#### [Requirements]
Output the full listing below exactly as it reads, and skip anything that is a picture.
##### Data section #####
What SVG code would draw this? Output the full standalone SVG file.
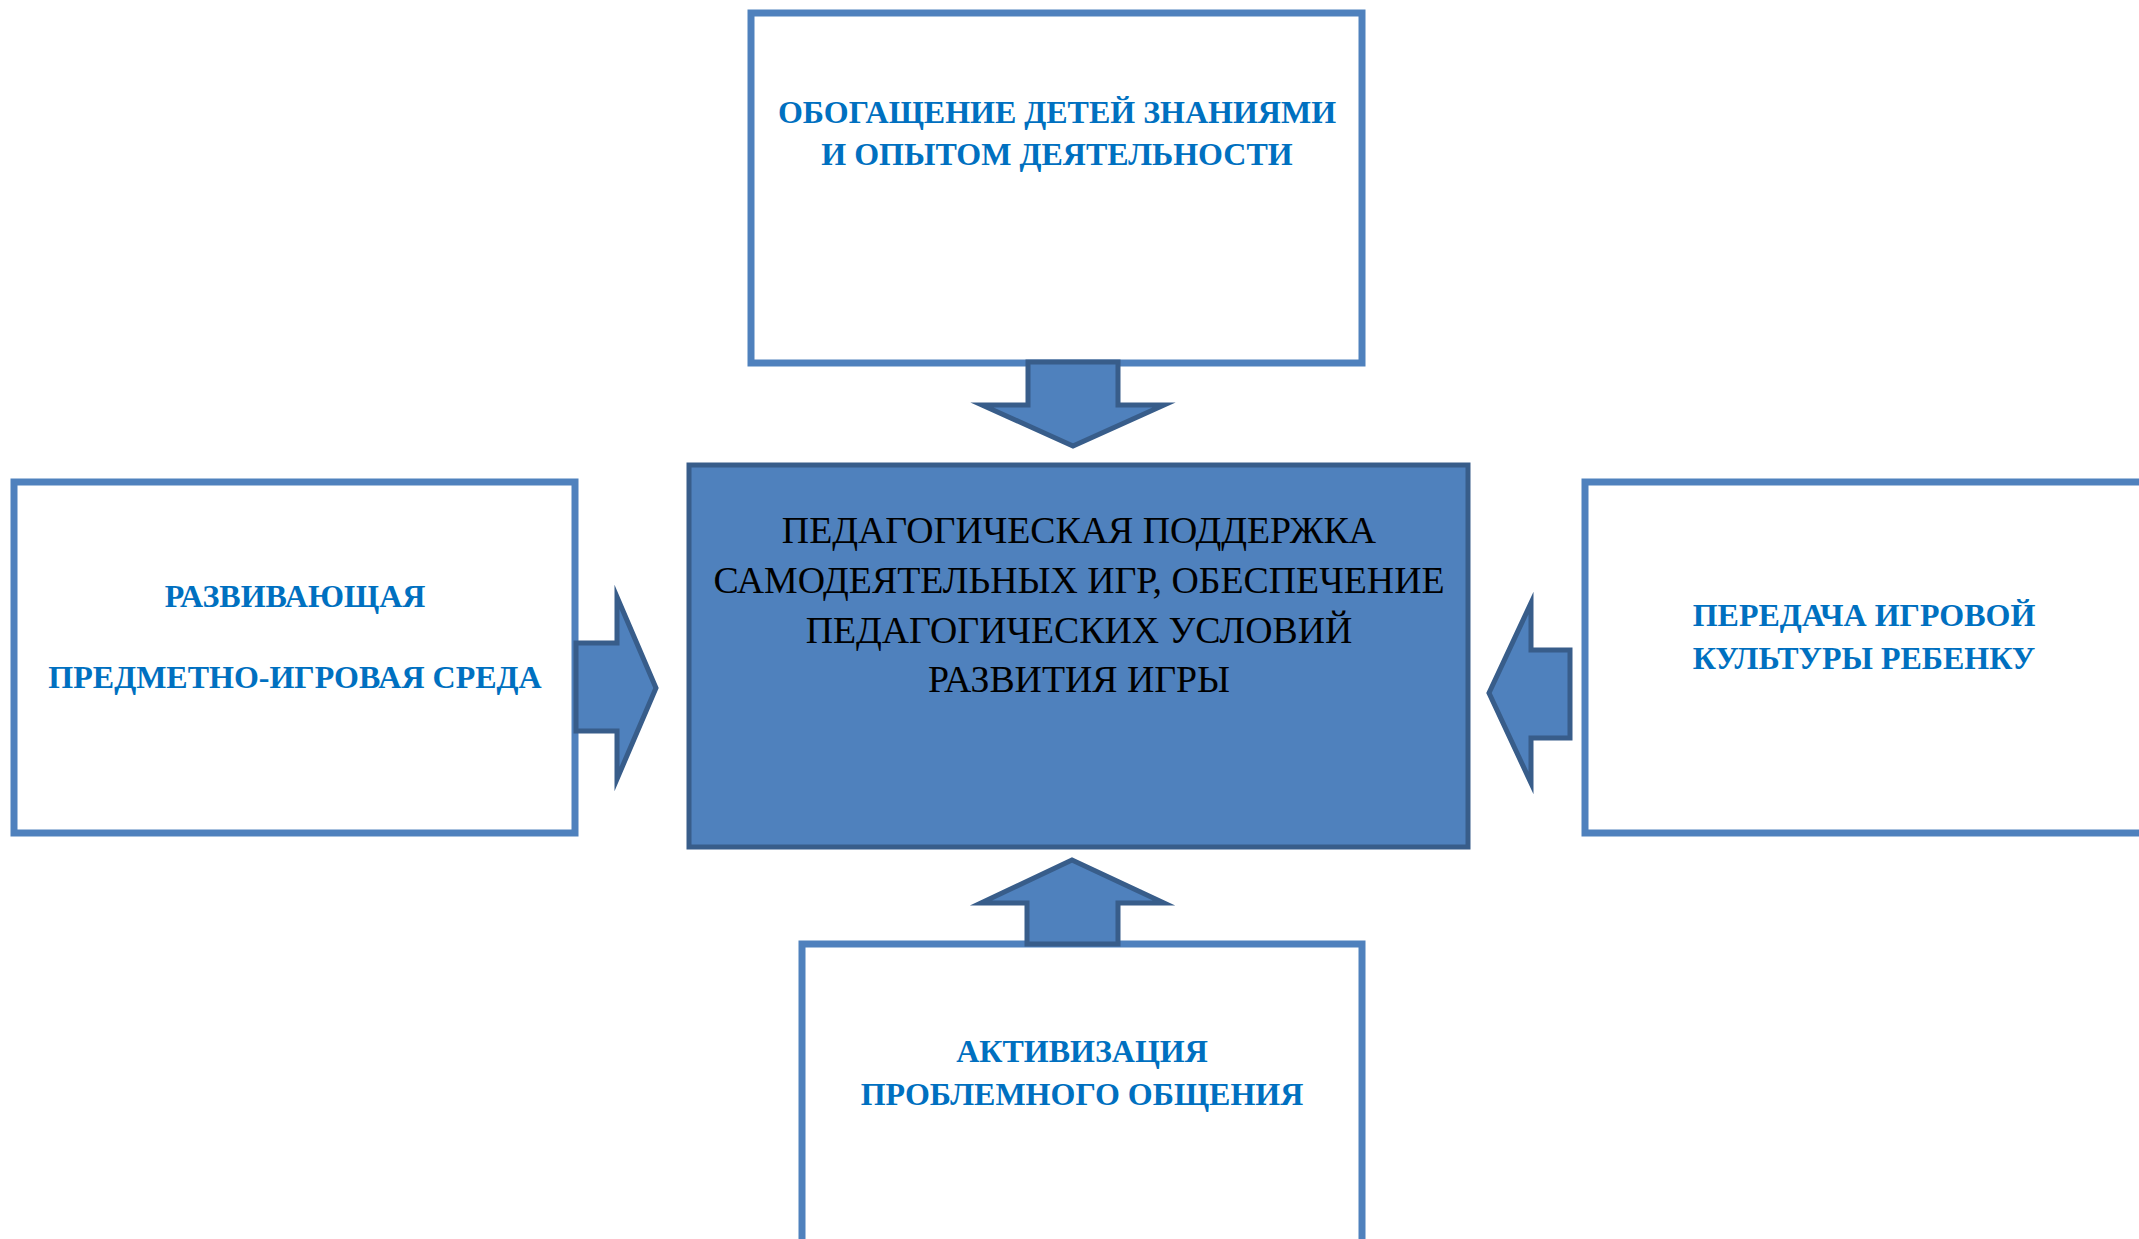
<svg xmlns="http://www.w3.org/2000/svg" width="2139" height="1239" viewBox="0 0 2139 1239">
<style>
.box{fill:#FFFFFF;stroke:#4F81BD;stroke-width:7}
.core{fill:#4F81BD;stroke:#385D8A;stroke-width:5}
.arr{fill:#4F81BD;stroke:#385D8A;stroke-width:5;stroke-linejoin:miter;stroke-miterlimit:10}
.lbl{font-family:"Liberation Serif","Times New Roman",serif;font-weight:bold;font-size:32px;fill:#0070C0;text-anchor:middle}
.ctr{font-family:"Liberation Serif","Times New Roman",serif;font-size:37.8px;fill:#000000;text-anchor:middle}
</style>
<rect width="2139" height="1239" fill="#FFFFFF"/>
<g id="node-top">
<rect class="box" x="751" y="13" width="611" height="350"/>
<text class="lbl" x="1057" y="123">ОБОГАЩЕНИЕ ДЕТЕЙ ЗНАНИЯМИ</text>
<text class="lbl" x="1057" y="165">И ОПЫТОМ ДЕЯТЕЛЬНОСТИ</text>
</g>
<g id="node-left">
<rect class="box" x="14" y="482" width="561" height="351"/>
<text class="lbl" x="295" y="607">РАЗВИВАЮЩАЯ</text>
<text class="lbl" x="295" y="688">ПРЕДМЕТНО-ИГРОВАЯ СРЕДА</text>
</g>
<g id="node-right">
<rect class="box" x="1585" y="482" width="620" height="351"/>
<text class="lbl" x="1864" y="626">ПЕРЕДАЧА ИГРОВОЙ</text>
<text class="lbl" x="1864" y="669">КУЛЬТУРЫ РЕБЕНКУ</text>
</g>
<g id="node-bottom">
<rect class="box" x="802" y="944" width="560" height="300"/>
<text class="lbl" x="1082" y="1062">АКТИВИЗАЦИЯ</text>
<text class="lbl" x="1082" y="1105">ПРОБЛЕМНОГО ОБЩЕНИЯ</text>
</g>
<g id="node-center">
<rect class="core" x="689" y="465" width="779" height="382"/>
<text class="ctr" x="1079" y="543">ПЕДАГОГИЧЕСКАЯ ПОДДЕРЖКА</text>
<text class="ctr" x="1079" y="593">САМОДЕЯТЕЛЬНЫХ ИГР, ОБЕСПЕЧЕНИЕ</text>
<text class="ctr" x="1079" y="643">ПЕДАГОГИЧЕСКИХ УСЛОВИЙ</text>
<text class="ctr" x="1079" y="692">РАЗВИТИЯ ИГРЫ</text>
</g>
<g id="connectors">
<polygon class="arr" points="1028,362 1118,362 1118,405 1164,405 1073,446 982,405 1028,405"/>
<polygon class="arr" points="1072,860 1164,903 1118,903 1118,944 1027,944 1027,903 981,903"/>
<polygon class="arr" points="576,643 617,643 617,597 656,688 617,779 617,731 576,731"/>
<polygon class="arr" points="1570,650 1531,650 1531,603 1489,693 1531,783 1531,738 1570,738"/>
</g>
</svg>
#####
#### [Answer below]
What SVG code would draw this? Output the full standalone SVG file.
<svg xmlns="http://www.w3.org/2000/svg" width="2139" height="1239" viewBox="0 0 2139 1239">
<style>
.box{fill:#FFFFFF;stroke:#4F81BD;stroke-width:7}
.core{fill:#4F81BD;stroke:#385D8A;stroke-width:5}
.arr{fill:#4F81BD;stroke:#385D8A;stroke-width:5;stroke-linejoin:miter;stroke-miterlimit:10}
.lbl{font-family:"Liberation Serif","Times New Roman",serif;font-weight:bold;font-size:32px;fill:#0070C0;text-anchor:middle}
.ctr{font-family:"Liberation Serif","Times New Roman",serif;font-size:37.8px;fill:#000000;text-anchor:middle}
</style>
<rect width="2139" height="1239" fill="#FFFFFF"/>
<g id="node-top">
<rect class="box" x="751" y="13" width="611" height="350"/>
<text class="lbl" x="1057" y="123">ОБОГАЩЕНИЕ ДЕТЕЙ ЗНАНИЯМИ</text>
<text class="lbl" x="1057" y="165">И ОПЫТОМ ДЕЯТЕЛЬНОСТИ</text>
</g>
<g id="node-left">
<rect class="box" x="14" y="482" width="561" height="351"/>
<text class="lbl" x="295" y="607">РАЗВИВАЮЩАЯ</text>
<text class="lbl" x="295" y="688">ПРЕДМЕТНО-ИГРОВАЯ СРЕДА</text>
</g>
<g id="node-right">
<rect class="box" x="1585" y="482" width="620" height="351"/>
<text class="lbl" x="1864" y="626">ПЕРЕДАЧА ИГРОВОЙ</text>
<text class="lbl" x="1864" y="669">КУЛЬТУРЫ РЕБЕНКУ</text>
</g>
<g id="node-bottom">
<rect class="box" x="802" y="944" width="560" height="300"/>
<text class="lbl" x="1082" y="1062">АКТИВИЗАЦИЯ</text>
<text class="lbl" x="1082" y="1105">ПРОБЛЕМНОГО ОБЩЕНИЯ</text>
</g>
<g id="node-center">
<rect class="core" x="689" y="465" width="779" height="382"/>
<text class="ctr" x="1079" y="543">ПЕДАГОГИЧЕСКАЯ ПОДДЕРЖКА</text>
<text class="ctr" x="1079" y="593">САМОДЕЯТЕЛЬНЫХ ИГР, ОБЕСПЕЧЕНИЕ</text>
<text class="ctr" x="1079" y="643">ПЕДАГОГИЧЕСКИХ УСЛОВИЙ</text>
<text class="ctr" x="1079" y="692">РАЗВИТИЯ ИГРЫ</text>
</g>
<g id="connectors">
<polygon class="arr" points="1028,362 1118,362 1118,405 1164,405 1073,446 982,405 1028,405"/>
<polygon class="arr" points="1072,860 1164,903 1118,903 1118,944 1027,944 1027,903 981,903"/>
<polygon class="arr" points="576,643 617,643 617,597 656,688 617,779 617,731 576,731"/>
<polygon class="arr" points="1570,650 1531,650 1531,603 1489,693 1531,783 1531,738 1570,738"/>
</g>
</svg>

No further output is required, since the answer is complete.